Breathless commentaries by politicians and the media about the danger of Mexican "drug violence" spilling over the border ignore the fact that drug violence exists in Mexico strictly, exclusively, only because some Mexicans fight others for the privilege of supplying America's appetite for drugs, in exchange for which their American customers give them enough dollars to pay for thugs and officials on both sides of the border. These dollars, and nothing else, are responsible for the near collapse of law and order south of the border and for the insufficiently publicized corruption on the northern side. (The Border Patrol and the Immigration and Customs Enforcement bureau's internal investigations for corruption have risen threefold in the last three years.)

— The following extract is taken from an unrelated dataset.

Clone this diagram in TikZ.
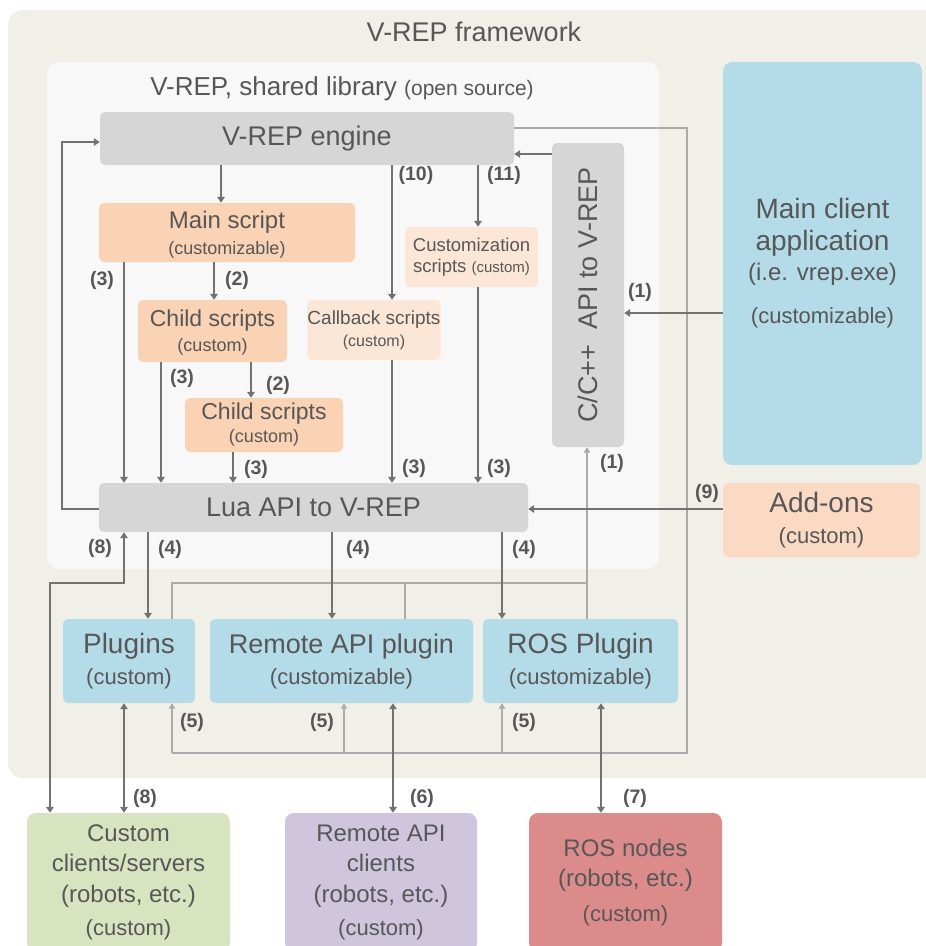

The Mexican people are confronting the unpleasant alternatives that these dollars force on them. They can—as they have done with increasing vigor since the election of the country's first conservative president in 2000—pursue drug traffickers on their side of the border almost as if Mexican policemen were adjuncts to the U.S. Drug Enforcement Agency. But this has proved both costly and futile. The drug cartels have reacted to the pressure by fighting each other and the government for operating space, and have increased the money they spend corrupting officials. Tales of mayhem in Mexico are not overblown. The drug war has cost some 30,000 lives since 2006 and has made Mexico's northern states into a war zone, in which noncompliance with the drug cartels ensures a grisly death. The war has even disrupted and dispirited the Monterrey area, Mexico's economic engine and social model. And as transporting drugs across the border has become marginally more difficult, the traffickers have reacted by beginning to develop a domestic Mexican market.
Years of bloody effort have made no dent in the cartels' power because there is no sign that Americans will stop financing the cartels. Given the growing sense that Mexico is bleeding for the sake of an American problem while the Americans sit back and blame Mexico, the country's traditional leftist establishment, the Revolutionary Institutional Party (PRI), is quietly but surely putting forward another alternative, namely, withdrawing from the U.S. "war on drugs" and choosing mutual nonaggression with the cartels. As the PRI has absented itself from the "war" and expressed ever-harsher attitudes toward the U.S., it has risen in the polls. The party now holds a plurality in the Mexican congress and is poised to win the 2012 presidential election. Its old-style politicians argue that relieving pressure on the cartels will reduce the violence on the southern side by freeing the drug runners to concentrate their violence and corruption within the U.S. Why not let the gringos deal with the consequences of their own habits? Why suffer for them? Mexicans know that such a modus vivendi with the drug lords would lead the Americans to tighten the border some more. But the Americans are doing that anyway.
Heads nod whenever politicians and the news media point to pictures of Mexicans scaling the border fence or scurrying through the desert as evidence of how easily terrorists could enter the United States. Of course the 9/11 terrorists entered legally. So do thousands of students every year from Muslim countries. It takes little sophistication for any terrorist organization to put together identity packages that ensure legal entry. Going through the deserts of the American Southwest is the hard way. But even the Berlin Wall's visual surveillance, constant illumination, and death strips—measures far more stringent than any security conceivable at the Mexican border—didn't prevent about a thousand people from getting through. The "dang fence" will be irrelevant to terrorism.
For the same reason, it must also be irrelevant to serious crime. Criminals, like animal predators, are few in number and go where the pickings are easiest. Although an honest Mexican laborer who can look forward only to minimum wage will balk at paying the human smugglers' high rates, a criminal will not hesitate to pay the price of admission so long as he sees far richer victims and a far more permissive environment north of the border. What Mexican criminal would not prefer to prey on rich Americans, or risk apprehension, trial, and imprisonment among them rather than in Mexico? More border security is likely to increase the proportion (if not the number) of criminals coming across even as it reduces the number of honest laborers.